- [What is expected] Check every line of the material below for the string "Write", and return the ones that have it.

- [Recorded data]
━━━━━━━━━━

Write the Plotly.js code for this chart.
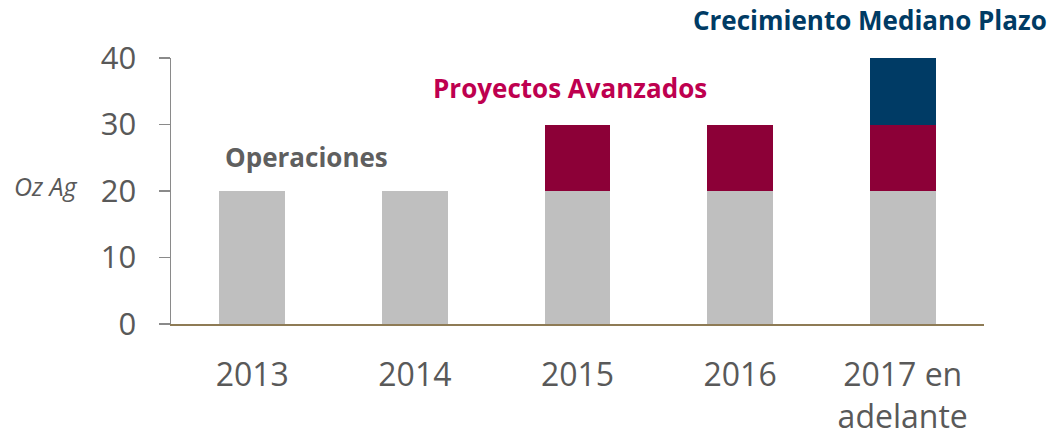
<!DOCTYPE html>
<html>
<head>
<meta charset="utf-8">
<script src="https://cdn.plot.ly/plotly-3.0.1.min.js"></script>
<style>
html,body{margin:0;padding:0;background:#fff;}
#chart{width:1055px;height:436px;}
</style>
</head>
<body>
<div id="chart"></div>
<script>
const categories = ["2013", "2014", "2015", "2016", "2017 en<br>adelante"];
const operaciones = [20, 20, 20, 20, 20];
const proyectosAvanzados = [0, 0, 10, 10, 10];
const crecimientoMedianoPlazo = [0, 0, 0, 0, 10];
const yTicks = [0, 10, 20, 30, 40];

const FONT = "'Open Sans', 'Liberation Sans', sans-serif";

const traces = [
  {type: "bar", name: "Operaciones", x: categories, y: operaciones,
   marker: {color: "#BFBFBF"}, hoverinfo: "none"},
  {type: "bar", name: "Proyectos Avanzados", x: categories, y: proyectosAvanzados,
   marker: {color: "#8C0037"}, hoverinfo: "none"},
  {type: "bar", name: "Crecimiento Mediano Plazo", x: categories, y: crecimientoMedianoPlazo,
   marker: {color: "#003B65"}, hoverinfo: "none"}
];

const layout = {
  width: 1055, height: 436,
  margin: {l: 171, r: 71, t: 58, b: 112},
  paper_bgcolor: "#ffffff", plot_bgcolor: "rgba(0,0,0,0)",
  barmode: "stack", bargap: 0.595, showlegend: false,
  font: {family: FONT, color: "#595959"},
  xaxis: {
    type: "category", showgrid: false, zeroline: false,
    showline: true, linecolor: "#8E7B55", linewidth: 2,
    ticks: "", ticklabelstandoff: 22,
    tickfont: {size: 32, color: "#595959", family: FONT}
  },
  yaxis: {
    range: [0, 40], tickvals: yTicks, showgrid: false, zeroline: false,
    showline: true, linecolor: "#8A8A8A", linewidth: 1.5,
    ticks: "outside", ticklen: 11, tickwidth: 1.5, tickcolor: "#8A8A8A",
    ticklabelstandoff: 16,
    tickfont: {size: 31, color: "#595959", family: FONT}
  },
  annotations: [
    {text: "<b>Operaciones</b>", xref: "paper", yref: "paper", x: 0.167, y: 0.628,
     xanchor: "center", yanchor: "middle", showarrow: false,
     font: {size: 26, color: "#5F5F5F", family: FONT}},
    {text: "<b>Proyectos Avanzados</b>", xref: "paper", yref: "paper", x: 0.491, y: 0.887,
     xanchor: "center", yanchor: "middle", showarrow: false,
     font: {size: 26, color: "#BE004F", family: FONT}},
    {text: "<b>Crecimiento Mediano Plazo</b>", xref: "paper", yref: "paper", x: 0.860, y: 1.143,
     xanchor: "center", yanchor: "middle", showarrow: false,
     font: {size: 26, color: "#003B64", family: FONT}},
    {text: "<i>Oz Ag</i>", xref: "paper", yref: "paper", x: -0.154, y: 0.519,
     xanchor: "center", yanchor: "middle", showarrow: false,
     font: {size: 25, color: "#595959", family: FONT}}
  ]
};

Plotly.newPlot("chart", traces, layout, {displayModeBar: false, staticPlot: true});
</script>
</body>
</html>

━━━━━━━━━━

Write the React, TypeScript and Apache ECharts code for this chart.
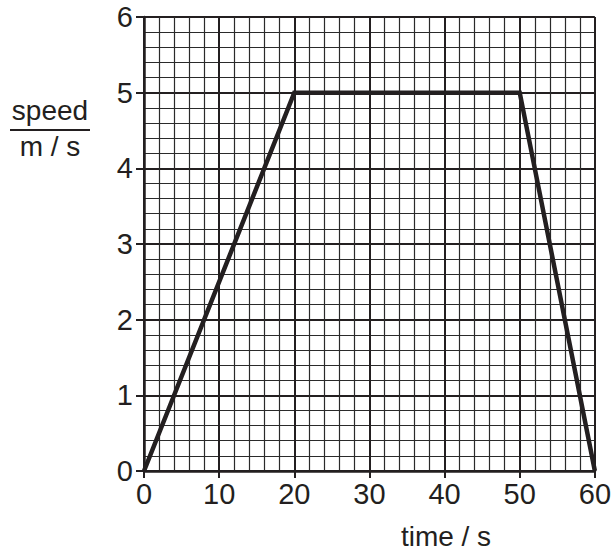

━━━━━━━━━━

- [Response to this task]
Write the Plotly.js code for this chart.
Write the React, TypeScript and Apache ECharts code for this chart.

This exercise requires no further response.